Talking about grief on dates, she noted, actually proved healing for both parties.
"Let’s get down and dirty and talk about some life experience," she said. "It's what makes everybody interesting, and I want to find out who you are, now, from that, and [how you grew] from that horrible place."
On the other hand, she explained, "when you sit down and talk about losing your loved one and you start crying with somebody, then it pretty much kills a lot of romantic vibes."
Adding insult to injury, Kloots said she faced heavy "criticism" for dating "not even a year after Nick had died."
"I just nipped it in the bud and was like, absolutely not," she said of countering the critical commenters. In fact, she used the opportunity to highlight stories of other widows so that online trolls might better understand the nuance that comes with dating again.
"I started interviewing other widows live on Instagram, and I put a face to what people were calling a 'horrible thing,'" she said. "I was like, let’s talk about dating after you lose somebody. And I was like, let’s get into the honest truth about it because everyone’s judging me, and us, for doing this."
"The second I did that, [the criticism] stopped," she pointed out.
Addressing misconceptions head-on has been part of her coping strategy, says Kloots.
"It’s really hard," she says of handling misinformation about her online. "'Oh, she’s having a really hard time doing it. She’s not. Oh, I thought she’s just like being a whore and is already married and secretly engaged and pregnant. No guys. No. I’m literally just going for a coffee and I’m crying the whole way there, and I’m crying the whole way home — and two days after, It's like, does that make you feel any better? Can you judge me less now?"
Kloots has also been an open book about she's approached single parenting and dating following Cordero's death.
In a December 2022 interview on the Not Skinny But Not Fat podcast, hosted by Amanda Hirsch, she talked about navigating "mom guilt."
"Being a single parent is hard.
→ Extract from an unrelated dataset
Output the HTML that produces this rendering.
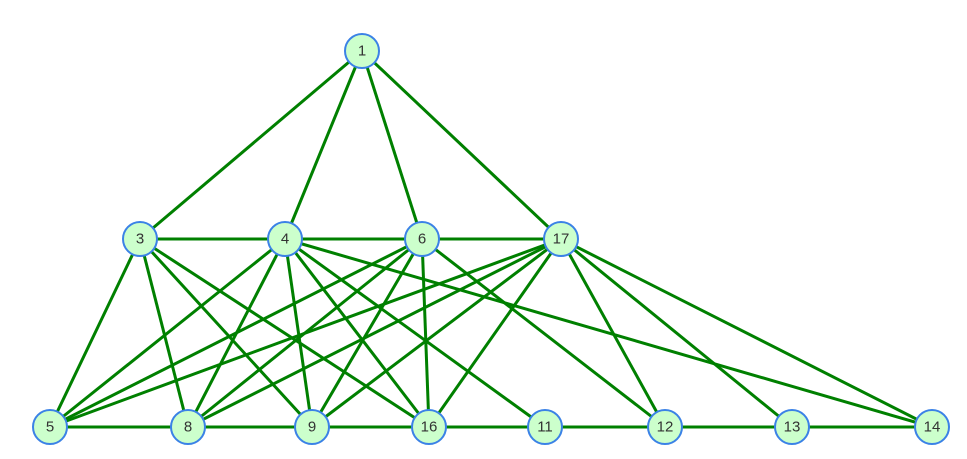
<!DOCTYPE html><html><head><style>body{margin:0;background:#fff}svg{display:block}</style></head><body>
<svg width="967" height="459" xmlns="http://www.w3.org/2000/svg">
<g stroke="#008000" stroke-width="3">
<line x1="362" y1="51" x2="140" y2="239"/><line x1="362" y1="51" x2="285" y2="239"/><line x1="362" y1="51" x2="422" y2="239"/><line x1="362" y1="51" x2="561" y2="239"/>
<line x1="140" y1="239" x2="561" y2="239"/>
<line x1="50" y1="427" x2="932" y2="427"/>
<line x1="140" y1="239" x2="50" y2="427"/><line x1="140" y1="239" x2="188" y2="427"/><line x1="140" y1="239" x2="312" y2="427"/><line x1="140" y1="239" x2="429" y2="427"/>
<line x1="285" y1="239" x2="50" y2="427"/><line x1="285" y1="239" x2="188" y2="427"/><line x1="285" y1="239" x2="312" y2="427"/><line x1="285" y1="239" x2="429" y2="427"/><line x1="285" y1="239" x2="545" y2="427"/><line x1="285" y1="239" x2="932" y2="427"/>
<line x1="422" y1="239" x2="50" y2="427"/><line x1="422" y1="239" x2="188" y2="427"/><line x1="422" y1="239" x2="312" y2="427"/><line x1="422" y1="239" x2="429" y2="427"/><line x1="422" y1="239" x2="665" y2="427"/>
<line x1="561" y1="239" x2="50" y2="427"/><line x1="561" y1="239" x2="188" y2="427"/><line x1="561" y1="239" x2="312" y2="427"/><line x1="561" y1="239" x2="429" y2="427"/><line x1="561" y1="239" x2="665" y2="427"/><line x1="561" y1="239" x2="792" y2="427"/><line x1="561" y1="239" x2="932" y2="427"/>
</g>
<g fill="#ccffcc" stroke="#3b82e6" stroke-width="2">
<circle cx="362" cy="51" r="17"/><circle cx="140" cy="239" r="17"/><circle cx="285" cy="239" r="17"/><circle cx="422" cy="239" r="17"/><circle cx="561" cy="239" r="17"/>
<circle cx="50" cy="427" r="17"/><circle cx="188" cy="427" r="17"/><circle cx="312" cy="427" r="17"/><circle cx="429" cy="427" r="17"/><circle cx="545" cy="427" r="17"/><circle cx="665" cy="427" r="17"/><circle cx="792" cy="427" r="17"/><circle cx="932" cy="427" r="17"/>
</g>
<g font-family="Liberation Sans, sans-serif" font-size="15" fill="#333" text-anchor="middle" dominant-baseline="central">
<text x="362" y="51">1</text><text x="140" y="239">3</text><text x="285" y="239">4</text><text x="422" y="239">6</text><text x="561" y="239">17</text>
<text x="50" y="427">5</text><text x="188" y="427">8</text><text x="312" y="427">9</text><text x="429" y="427">16</text><text x="545" y="427">11</text><text x="665" y="427">12</text><text x="792" y="427">13</text><text x="932" y="427">14</text>
</g>
</svg></body></html>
It's really, really hard," she said at the time. "The day-to-day things of being a single parent, it's just a lot, especially right now. [Elvis] is starting to really have opinions and talk back to me, and test me. He doesn't want me to leave and doesn't want me to go to dinner because he wants me to stay home with him, so there's a lot of mom guilt coming in right now. So it's really hard."
"I am not gonna pretend that I do this on my own. I've hired help," The Talk co-host added. "I have friends that help. I have grandparents that come when I have to go film a movie and stay with him for three weeks."
In fact, when she performed on ABC's Dancing With the Stars in 2021 (placing fourth), her parents moved to Los Angeles for three months to care for Elvis.
"They are rockstar grandparents and I could not do it without them," she said.